The first time I saw a computer – an Apple ][+ in my elementary school’s library.
The first time I made the turtle move in Logo.
The day the guidance counselor nervously asked my mother, “Do you know how many floppy disks your son has?”
The first time they kicked me out of the local library for cheering too loudly while playing Karateka on their Apple //e.
The excitement of the day we brought home my first computer, an Apple //c.
The time I cut the end off of a phone cable, stuffed the wires into the serial port, wrote a simple program to parrot-back canned dialog, and used the whole setup to trick a friend into thinking I was pulling a real-life “Wargames”.
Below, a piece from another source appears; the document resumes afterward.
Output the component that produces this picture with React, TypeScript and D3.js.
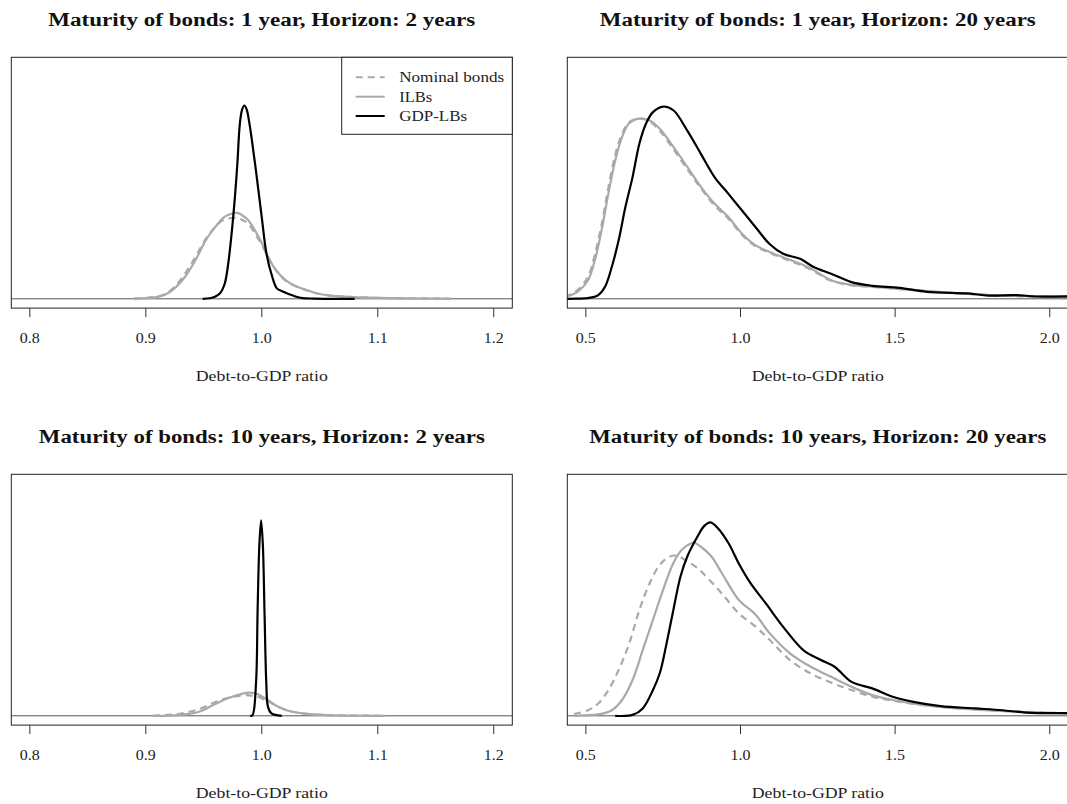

The hours spent exploring local BBSs with my 1200 baud modem. The excitement of downloading illicit software, 140KB at a time.
The day my parents bought me an Apple IIGS for Christmas. (Later, my attempts to mask my disappointment at realizing they had neglected to also purchase an Apple 3.5" drive, thus relegating said computer to the role of a slightly-faster Apple //c.)
The many years of tinkering, exploration, and happiness that computer ultimately gave me.
On this sad day my spirits are somewhat lifted by the realization that I can trace much of my life’s trajectory back to these early experiences. I am the person I am today in no small part due to Steve’s work. And I am profoundly grateful.
Oh, and that first computer? I’ve still got it. I think that says it all.
Now, if you’ll excuse me, I’m going to go fire up Karateka.